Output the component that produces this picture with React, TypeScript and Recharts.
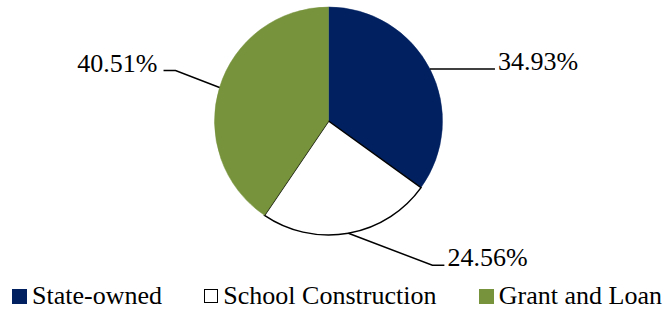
import { Cell, Legend, Pie, PieChart } from "recharts";

const categories = ["State-owned", "School Construction", "Grant and Loan"];
const shares = [34.93, 24.56, 40.51];
const colors = ["#002060", "#ffffff", "#77933c"];

// leader line bends, relative to the point on the rim
const labelBends = [
  { dx: 0, dy: 0, run: 65 },
  { dx: 84, dy: 32, run: 12 },
  { dx: -44, dy: -17, run: -12 },
];

const FONT = "Liberation Serif";
const RAD = Math.PI / 180;

const chartData = categories.map((name, i) => ({ name, value: shares[i] }));

function renderLabel(props: any) {
  const { cx, cy, midAngle, outerRadius, index, value } = props;
  const bend = labelBends[index];
  const x0 = cx + outerRadius * Math.cos(-midAngle * RAD);
  const y0 = cy + outerRadius * Math.sin(-midAngle * RAD);
  const x1 = x0 + bend.dx;
  const y1 = y0 + bend.dy;
  const x2 = x1 + bend.run;
  const right = bend.run >= 0;
  return (
    <g key={"lbl" + index}>
      <polyline
        points={`${x0},${y0} ${x1},${y1} ${x2},${y1}`}
        fill="none"
        stroke="#000"
        strokeWidth={1.5}
      />
      <text
        x={right ? x2 + 3 : x2 - 6}
        y={y1 + 1}
        textAnchor={right ? "start" : "end"}
        fontFamily={FONT}
        fontSize={26}
        fill="#000"
      >
        {value.toFixed(2)}%
      </text>
    </g>
  );
}

function renderLegend() {
  return (
    <div
      style={{
        display: "flex",
        justifyContent: "space-between",
        alignItems: "center",
        padding: "0 3px 0 12px",
        fontFamily: FONT,
        fontSize: 26,
        lineHeight: "24px",
        color: "#000",
      }}
    >
      {categories.map((name, i) => (
        <div key={name} style={{ display: "flex", alignItems: "center" }}>
          <span
            style={{
              display: "inline-block",
              width: i === 1 ? 12 : 15,
              height: i === 1 ? 12 : 15,
              background: colors[i],
              border: i === 1 ? "1.5px solid #000" : "none",
              marginRight: 5,
            }}
          />
          <span>{name}</span>
        </div>
      ))}
    </div>
  );
}

export default function App() {
  return (
    <div style={{ position: "absolute", left: 0, top: 0, fontFamily: FONT }}>
      <PieChart
        width={665}
        height={309}
        margin={{ top: 0, right: 0, bottom: 0, left: 0 }}
      >
        <Pie
          data={chartData}
          dataKey="value"
          nameKey="name"
          cx={328.5}
          cy={121}
          outerRadius={114}
          startAngle={90}
          endAngle={-270}
          label={renderLabel}
          labelLine={false}
          isAnimationActive={false}
        >
          {chartData.map((d, i) => (
            <Cell
              key={d.name}
              fill={colors[i]}
              stroke={i === 1 ? "#000" : colors[i]}
              strokeWidth={i === 1 ? 1.5 : 0.5}
            />
          ))}
        </Pie>
        <Legend
          content={renderLegend}
          wrapperStyle={{ left: 0, top: 284, width: 665 }}
        />
      </PieChart>
    </div>
  );
}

• [Requirements] Repeat the material above in full and exactly, omitting the pictures.

• [Solution to the problem]
Output the component that produces this picture with React, TypeScript and Recharts.
import { Cell, Legend, Pie, PieChart } from "recharts";

const categories = ["State-owned", "School Construction", "Grant and Loan"];
const shares = [34.93, 24.56, 40.51];
const colors = ["#002060", "#ffffff", "#77933c"];

// leader line bends, relative to the point on the rim
const labelBends = [
  { dx: 0, dy: 0, run: 65 },
  { dx: 84, dy: 32, run: 12 },
  { dx: -44, dy: -17, run: -12 },
];

const FONT = "Liberation Serif";
const RAD = Math.PI / 180;

const chartData = categories.map((name, i) => ({ name, value: shares[i] }));

function renderLabel(props: any) {
  const { cx, cy, midAngle, outerRadius, index, value } = props;
  const bend = labelBends[index];
  const x0 = cx + outerRadius * Math.cos(-midAngle * RAD);
  const y0 = cy + outerRadius * Math.sin(-midAngle * RAD);
  const x1 = x0 + bend.dx;
  const y1 = y0 + bend.dy;
  const x2 = x1 + bend.run;
  const right = bend.run >= 0;
  return (
    <g key={"lbl" + index}>
      <polyline
        points={`${x0},${y0} ${x1},${y1} ${x2},${y1}`}
        fill="none"
        stroke="#000"
        strokeWidth={1.5}
      />
      <text
        x={right ? x2 + 3 : x2 - 6}
        y={y1 + 1}
        textAnchor={right ? "start" : "end"}
        fontFamily={FONT}
        fontSize={26}
        fill="#000"
      >
        {value.toFixed(2)}%
      </text>
    </g>
  );
}

function renderLegend() {
  return (
    <div
      style={{
        display: "flex",
        justifyContent: "space-between",
        alignItems: "center",
        padding: "0 3px 0 12px",
        fontFamily: FONT,
        fontSize: 26,
        lineHeight: "24px",
        color: "#000",
      }}
    >
      {categories.map((name, i) => (
        <div key={name} style={{ display: "flex", alignItems: "center" }}>
          <span
            style={{
              display: "inline-block",
              width: i === 1 ? 12 : 15,
              height: i === 1 ? 12 : 15,
              background: colors[i],
              border: i === 1 ? "1.5px solid #000" : "none",
              marginRight: 5,
            }}
          />
          <span>{name}</span>
        </div>
      ))}
    </div>
  );
}

export default function App() {
  return (
    <div style={{ position: "absolute", left: 0, top: 0, fontFamily: FONT }}>
      <PieChart
        width={665}
        height={309}
        margin={{ top: 0, right: 0, bottom: 0, left: 0 }}
      >
        <Pie
          data={chartData}
          dataKey="value"
          nameKey="name"
          cx={328.5}
          cy={121}
          outerRadius={114}
          startAngle={90}
          endAngle={-270}
          label={renderLabel}
          labelLine={false}
          isAnimationActive={false}
        >
          {chartData.map((d, i) => (
            <Cell
              key={d.name}
              fill={colors[i]}
              stroke={i === 1 ? "#000" : colors[i]}
              strokeWidth={i === 1 ? 1.5 : 0.5}
            />
          ))}
        </Pie>
        <Legend
          content={renderLegend}
          wrapperStyle={{ left: 0, top: 284, width: 665 }}
        />
      </PieChart>
    </div>
  );
}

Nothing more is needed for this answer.